According to this article, the best way to implement a low latency synth is to have a small ringbuffer where you keep track of the current playing position and place new data just before it (replacing the samples that have just been played).

The most obvious solution to this problem is to have a looping sound with one soundbuffer, and to overwrite parts of this soundbuffer right after the sound plays them.

Unfortunately, SFML doesn't support this (I'm pretty sure raw OpenAL won't either).

My next option was SoundStream. However, this has the limitation that each chunk in OnGetData can't be too small. I can come up with a way to deal with this problem while retaining temporal resolution, but I can't eliminate the latency.

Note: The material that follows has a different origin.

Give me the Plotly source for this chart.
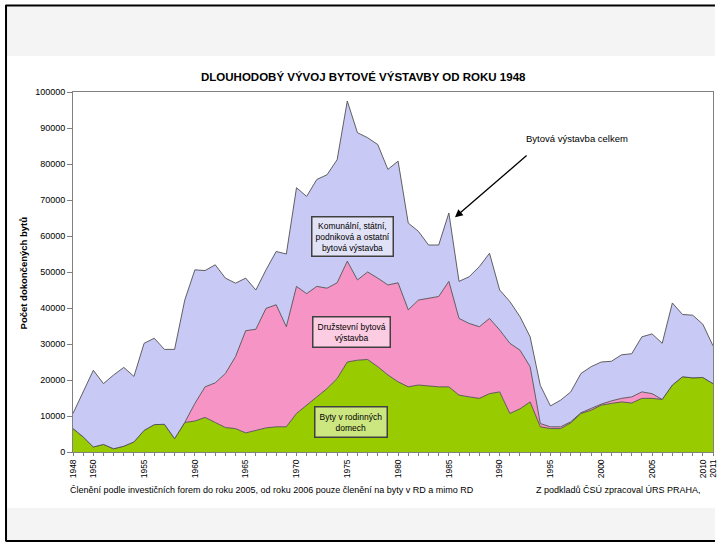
import plotly.graph_objects as go

# ---------------- data ----------------
roky = list(range(1948, 2012))

# Byty v rodinných domech (green)
byty_rd = [6500, 4200, 1400, 2100, 900, 1600, 2800, 6000, 7600, 7700,
           3700, 8200, 8600, 9600, 8200, 6800, 6500, 5300, 6000, 6700,
           7000, 7000, 10700, 13000, 15300, 17600, 20400, 25000, 25500, 25700,
           23700, 21400, 19500, 18100, 18600, 18300, 18100, 18100, 15800, 15300,
           14900, 16200, 16700, 10700, 12000, 13900, 7000, 6500, 6500, 8100,
           10700, 11600, 13000, 13500, 13900, 13600, 14900, 14900, 14600, 18600,
           20900, 20600, 20700, 19000]

# Družstevní bytová výstavba (pink)
druzstevni = [0, 0, 0, 0, 0, 0, 0, 0, 0, 0,
              0, 0, 4900, 8500, 11000, 15000, 20000, 28400, 28100, 33200,
              33900, 27800, 35300, 31000, 30700, 27900, 26600, 28000, 22300, 24300,
              24600, 25000, 27500, 21400, 23600, 24400, 25100, 29300, 21300, 20400,
              19900, 20900, 17200, 19500, 16300, 9800, 900, 500, 500, 300,
              200, 500, 300, 700, 1000, 1700, 1800, 1300, 0, 0,
              0, 0, 0, 0]

# Bytová výstavba celkem (top outline)
celkem = [10700, 16700, 22700, 19000, 21400, 23500, 21000, 30200, 31600, 28500,
          28500, 42200, 50600, 50400, 52000, 48300, 46900, 48300, 45000, 50600,
          55700, 55000, 73400, 71000, 75700, 77000, 81200, 97500, 88700, 87300,
          85400, 78500, 80800, 63600, 61300, 57500, 57500, 66400, 47400, 48700,
          51500, 55200, 45000, 41800, 37600, 32000, 18500, 12800, 14400, 16700,
          21800, 23700, 25000, 25200, 27000, 27300, 32000, 32800, 30200, 41400,
          38200, 38000, 35500, 29500]

# Komunální, státní, podniková a ostatní (lavender) = remainder of total
ostatni = [c - r - d for c, r, d in zip(celkem, byty_rd, druzstevni)]

popisky_let = {1948: "1948", 1950: "1950", 1955: "1955", 1960: "1960", 1965: "1965",
               1970: "1970", 1975: "1975", 1980: "1980", 1985: "1985", 1990: "1990",
               1995: "1995", 2000: "2000", 2005: "2005", 2010: "2010", 2011: "2011"}

y_ticks = list(range(0, 100001, 10000))

# ---------------- figure ----------------
FONT = "Liberation Sans, Arial, sans-serif"
W, H = 719, 546
ML, MR, MT, MB = 73, 1, 92, 94
PW, PH = W - ML - MR, H - MT - MB


def px(xp):
    return (xp - ML) / PW


def py(yp):
    return (H - MB - yp) / PH


fig = go.Figure()
edge = dict(color="#505050", width=0.9)
fig.add_trace(go.Scatter(x=roky, y=byty_rd, stackgroup="a", mode="lines",
                         line=edge, fillcolor="#99CC00", name="Byty v rodinných domech"))
fig.add_trace(go.Scatter(x=roky, y=druzstevni, stackgroup="a", mode="lines",
                         line=edge, fillcolor="#F794C6", name="Družstevní bytová výstavba"))
fig.add_trace(go.Scatter(x=roky, y=ostatni, stackgroup="a", mode="lines",
                         line=edge, fillcolor="#C9C9F5",
                         name="Komunální, státní, podniková a ostatní bytová výstavba"))

fig.update_layout(
    width=W, height=H,
    margin=dict(l=ML, r=MR, t=MT, b=MB),
    paper_bgcolor="white", plot_bgcolor="white",
    showlegend=False,
    font=dict(family=FONT, color="black", size=9),
)

fig.update_xaxes(range=[1948, 2011], tickmode="array",
                 tickvals=roky, ticktext=[popisky_let.get(r, "") for r in roky],
                 tickangle=-90, ticks="outside", ticklen=3, tickcolor="#808080",
                 tickfont=dict(size=8.5, family=FONT), ticklabeloverflow="allow",
                 showline=True, linecolor="#808080", linewidth=1, mirror=True,
                 showgrid=False, zeroline=False)
fig.update_yaxes(range=[0, 100000], tickmode="array", tickvals=y_ticks,
                 ticktext=[str(v) for v in y_ticks],
                 ticks="outside", ticklen=5, tickcolor="#808080",
                 tickfont=dict(size=9, family=FONT),
                 showline=True, linecolor="#808080", linewidth=1, mirror=True,
                 showgrid=False, zeroline=False)

shapes = [
    # light gray bands (top and bottom)
    dict(type="rect", xref="paper", yref="paper", x0=px(6), x1=px(720), y0=py(56), y1=py(7),
         fillcolor="#F4F4F4", line=dict(width=0), layer="below"),
    dict(type="rect", xref="paper", yref="paper", x0=px(6), x1=px(720), y0=py(540), y1=py(508),
         fillcolor="#F4F4F4", line=dict(width=0), layer="below"),
    # black frame
    dict(type="line", xref="paper", yref="paper", x0=px(5), x1=px(720), y0=py(5.5), y1=py(5.5),
         line=dict(color="black", width=2)),
    dict(type="line", xref="paper", yref="paper", x0=px(5.5), x1=px(5.5), y0=py(5), y1=py(541),
         line=dict(color="black", width=2)),
    dict(type="line", xref="paper", yref="paper", x0=px(5), x1=px(720), y0=py(541), y1=py(541),
         line=dict(color="black", width=2)),
]
fig.update_layout(shapes=shapes)

ann = [
    dict(text="<b>DLOUHODOBÝ VÝVOJ BYTOVÉ VÝSTAVBY OD ROKU 1948</b>", xref="paper", yref="paper",
         x=px(366), y=py(77), showarrow=False, font=dict(size=11.5, family=FONT),
         xanchor="center", yanchor="middle"),
    dict(text="<b>Počet dokončených bytů</b>", xref="paper", yref="paper",
         x=px(23), y=py(273), showarrow=False, textangle=-90, font=dict(size=9.5, family=FONT),
         xanchor="center", yanchor="middle"),
    dict(text="Členění podle investičních forem do roku 2005, od roku 2006 pouze členění na byty v RD a mimo RD",
         xref="paper", yref="paper", x=px(68), y=py(490), showarrow=False,
         font=dict(size=9, family=FONT), xanchor="left", yanchor="middle"),
    dict(text="Z podkladů ČSÚ zpracoval ÚRS PRAHA,", xref="paper", yref="paper",
         x=px(708), y=py(490), showarrow=False, font=dict(size=9, family=FONT),
         xanchor="right", yanchor="middle"),
    # boxed labels
    dict(text="Komunální, státní,<br>podniková a ostatní<br>bytová výstavba", xref="x", yref="y",
         x=1975.5, y=60000, showarrow=False, font=dict(size=8.5, family=FONT),
         bgcolor="#E2E2F7", bordercolor="#404040", borderwidth=1.5, borderpad=3),
    dict(text="Družstevní bytová<br>výstavba", xref="x", yref="y",
         x=1975.4, y=33400, showarrow=False, font=dict(size=8.5, family=FONT),
         bgcolor="#FCCCE3", bordercolor="#404040", borderwidth=1.5, borderpad=4),
    dict(text="Byty v rodinných<br>domech", xref="x", yref="y",
         x=1975.4, y=8400, showarrow=False, font=dict(size=8.5, family=FONT),
         bgcolor="#CCE680", bordercolor="#404040", borderwidth=1.5, borderpad=4),
    # total label with arrow
    dict(text="Bytová výstavba celkem", xref="x", yref="y", x=1997.6, y=87200,
         showarrow=False, font=dict(size=9.5, family=FONT)),
    dict(text="", xref="x", yref="y", x=1985.6, y=65200, ax=1992.8, ay=82700,
         axref="x", ayref="y", showarrow=True, arrowhead=2, arrowsize=1.2,
         arrowwidth=1.3, arrowcolor="black"),
]
fig.update_layout(annotations=ann)

fig.write_html("out.html", config={"displayModeBar": False},
               post_script="document.body.style.margin='0';document.body.style.overflow='hidden';")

Here's a simple implementation of my Generator:

Code: [Select]


#include <math.h>

class Generator{
public:
Generator() : phaseAccumulator(0), frequency(440){
lookupTableSize=8820;
lookupTable=new double[lookupTableSize];
for(int i=0; i<lookupTableSize; ++i){
double d=sin((2*M_PI*i)/lookupTableSize);
lookupTable[i]=d;
}
}
~Generator(){
delete [] lookupTable;
}
void SetFrequency(double freq){
frequency=freq;
}
double GetSample(){
double position;
//assume output is at 44100hz
phaseAccumulator = modf(phaseAccumulator+=frequency/44100, &position);
position = phaseAccumulator*lookupTableSize;
//interpolate two nearest values in lookuptable
size_t index = (size_t)floor(position);
position -= index;
return (1.0-position)*lookupTable[index] + position*lookupTable[(index+1)%lookupTableSize];
}
private:
double* lookupTable;
size_t lookupTableSize;
double sampleRate;
double phaseAccumulator;
double frequency;
}


It's a bit slower than just calling sin(t), but it has the benefit that you don't loose accuracy as t becomes large, and you can easily store any waveform you want in the lookup table. However, I'm sure you agree that this is easily fast enough to generate 44100 samples per second.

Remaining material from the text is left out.